День был серый. Все было серое – мостовая, дома, голые деревья в парке. Только трамвай по Кронверкскому проспекту бежал красный.

Комсомольцы прошли мимо Сытного рынка, прямо сквозь толкучку. Купить или наменять еды никто из них, кроме Нины, не мог, но, не сговариваясь, шли хотя бы посмотреть на еду. Еда была серая – хлеб, жмыхи, даже масло они видели в серой оберточной бумаге. И полами серых пальто укрывали еду серолицые люди.

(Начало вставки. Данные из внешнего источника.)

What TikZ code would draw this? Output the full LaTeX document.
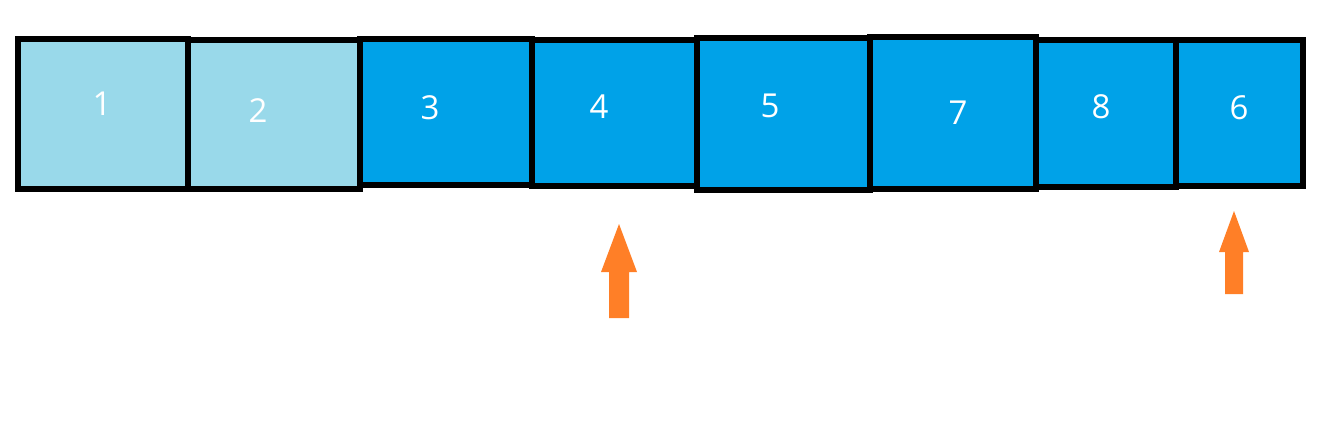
\documentclass[tikz,border=0pt]{standalone}
\usepackage{fontspec}
\setmainfont{Open Sans}
\definecolor{lightc}{HTML}{99D9EA}
\definecolor{darkc}{HTML}{00A2E8}
\definecolor{arrowc}{HTML}{FF7F27}
\tikzset{
  cellbox/.style={draw=black, line width=3.4pt},
  num/.style={text=white, font=\fontsize{16.5pt}{19pt}\selectfont, inner sep=0pt},
  uparrow/.style={fill=arrowc, draw=none}
}
\begin{document}
\begin{tikzpicture}[x=0.5pt,y=-0.5pt]
\useasboundingbox (0,0) rectangle (1327,424);
% cells
\draw[cellbox, fill=lightc] (18,39) rectangle (188,189);
\draw[cellbox, fill=lightc] (188,40) rectangle (360,189);
\draw[cellbox, fill=darkc] (360,39) rectangle (532,185);
\draw[cellbox, fill=darkc] (532,40) rectangle (697,186);
\draw[cellbox, fill=darkc] (697,38) rectangle (870,190);
\draw[cellbox, fill=darkc] (870,37) rectangle (1036,189);
\draw[cellbox, fill=darkc] (1036,40) rectangle (1176,187);
\draw[cellbox, fill=darkc] (1176,40) rectangle (1303,186);
% labels
\node[num] (n1) at (102,104) {1};
\node[num] (n2) at (258,111) {2};
\node[num] (n3) at (430,108) {3};
\node[num] (n4) at (599,107) {4};
\node[num] (n5) at (770,106) {5};
\node[num] (n7) at (958,113) {7};
\node[num] (n8) at (1101,107) {8};
\node[num] (n6) at (1239,108) {6};
% arrows
\fill[uparrow] (619,224) -- (637,272) -- (629,272) -- (629,318) -- (609,318) -- (609,272) -- (601,272) -- cycle;
\fill[uparrow] (1234,211) -- (1249,252) -- (1243,252) -- (1243,294) -- (1225,294) -- (1225,252) -- (1219,252) -- cycle;
\end{tikzpicture}
\end{document}
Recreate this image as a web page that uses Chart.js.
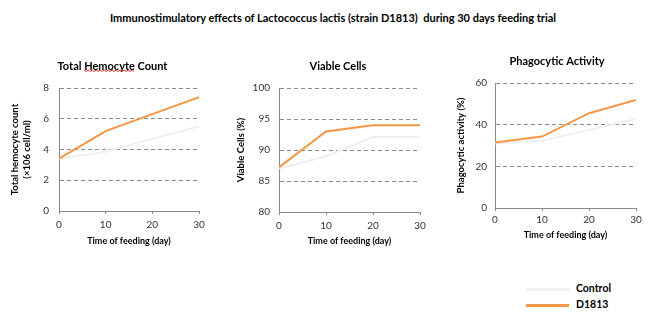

Вдруг эта серая картинка словно бы разорвалась, а в ее изнанке полыхнул рыжий, красный и золотой цвет. И словно бы кто-то сильный ударил Нину ладонями по ушам и одновременно толкнул в грудь. Нина упала, скорчилась и зажмурилась. Сколько-то времени прошло, прежде чем она сообразила, что это рядом с нею разорвался снаряд. Подумала, ранена ли, но не могла определить. Открыла глаза, люди вокруг бежали, и рты у них были открыты так, как будто они кричали. Но Нина не слышала криков. А еще через несколько мгновений поняла, что и сама кричит. И только потом услышала свой крик. А там и все остальные крики. Люди кричали на бегу. Нина видела женщину, которая тащила за руки двоих детей лет пяти-шести. Видела старуху, которая залезала в трамвай и костылем махала вагоновожатой, чтобы скорее ехать. Почему-то некоторых людей Нина видела отчетливо, а некоторых – только как мелькающие тени.